What’s missing is the fundamental question: what — if not for some functional end — is the actual point of reading?

Obviously — and this is already where any kind of single, overarching narrative inevitably fails — the answer will necessarily differ from book to book, and certainly from fiction to non-fiction. One often reads the latter for practical reasons — and that’s fine. But where fiction is concerned, we need to reaffirm clearly why reading is valuable in and of itself. We read for pleasure, for joy, for wisdom, for insights that can’t be gained elsewhere. It’s a uniquely rewarding experience, summed up neatly in Nabokov’s description of reading Dickens:

All we have to do when reading Bleak House is to relax and let our spines take over. Although we read with our minds, the seat of artistic delight is between the shoulder-blades. That little shiver behind is quite certainly the highest form of emotion that humanity has attained when evolving pure art and pure science. Let us worship the spine and its tingle. Let us be proud of being vertebrates, for we are vertebrates tipped at the head with a divine flame. The brain only continues the spine, the wick really runs through the whole length of the candle. If we are not capable of enjoying that shiver, if we cannot enjoy literature, then let us give up the whole thing and concentrate on our comics, our videos, our books-of-the-week.

Let me add: if we cannot enjoy that shiver, then we should certainly give up on trawling through reading lists simply out of a sense of obligation.

Still, surely we still need to structure our reading somehow? One of the main — perfectly legitimate — criticisms of Generation Internet is that its grasp of culture is becoming increasingly fragmented. In the absence of any proper education, we resort to picking up scraps here and there from Wikipedia binges, social media, and long, winding journeys down hyperlink wormholes — gradually piecing together a lopsided, unique-to-each-of-us image of what’s out there. You see it on Twitter, in conversations between bright, young, ambitious writers, sharing with each other their latest magpie-like finds: snippets from books, snaps from exhibitions, links to music. The results are often quite comical: “Hey — check out this amazing guy, Kandinsky!”

Clearly, repeated over several generations, such a haphazard and formless education would prove disastrous. But I’m not sure the solution is to trammel the genuine joy and enthusiasm on display with endless lists.
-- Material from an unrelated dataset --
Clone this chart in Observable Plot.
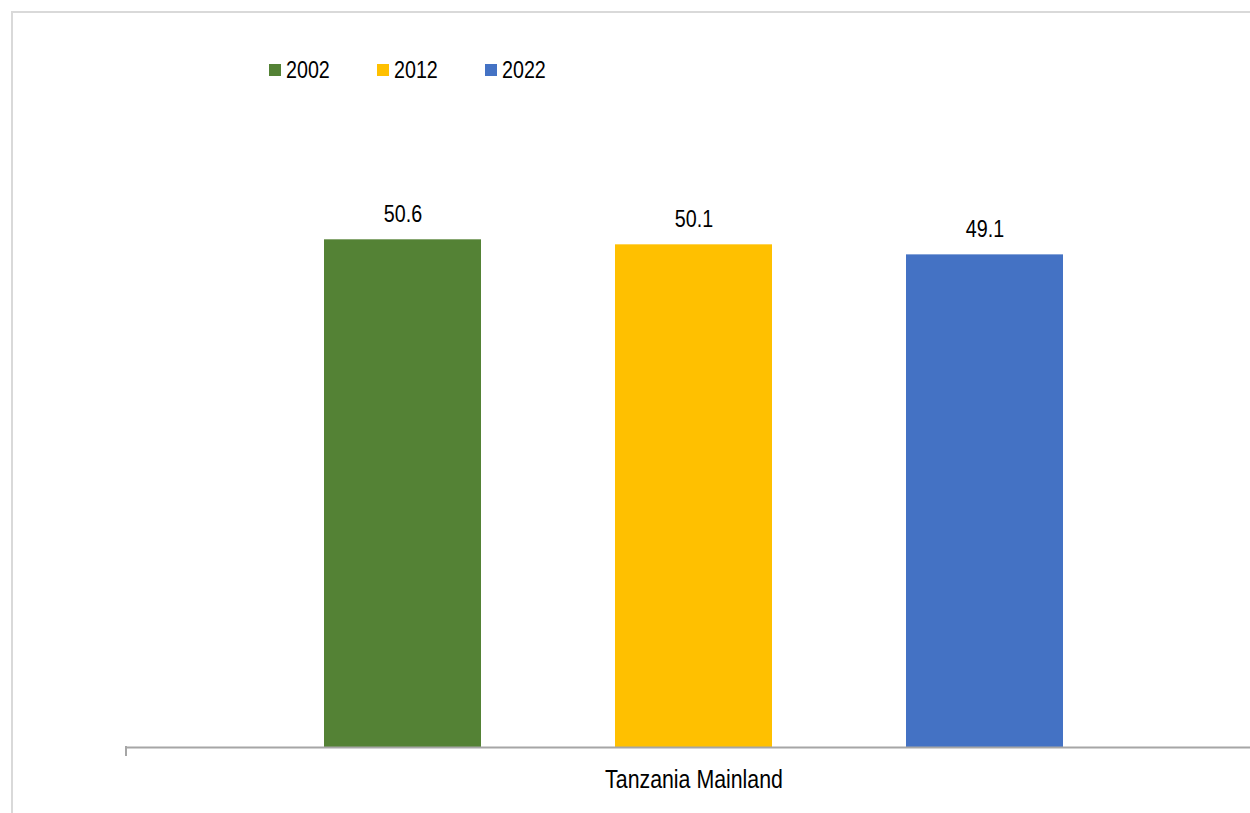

Instead, what we need is better historical knowledge — a skeletal awareness of our artistic past that each of us can pad out with flesh as we pursue whatever currently thrills us. Every child should be equipped, that is, with a proper, thorough understanding of our cultural history — to know, in general terms, how the novel developed, and why; how the symphony developed, and why; how representational art gave way to abstraction, and why. We need to understand, broadly, what we know and, crucially, what we don’t — so that, when the time is right, we know exactly what to read or listen to or look at next, and why. If what’s tickling your fancy right now is Flannery O’Connor and Walker Percy, then stick with it. The important thing is to be aware of other outlines you’ll probably want to colour in at a later stage.

Maybe that’s easier said than done. But it strikes me as a better approach than simply treating great literature as a checklist. As for Lex, let’s just hope that, sometime around mid-February, he finds a book he truly adores — one that sets him spinning off in a completely unexpected direction for the rest of the year.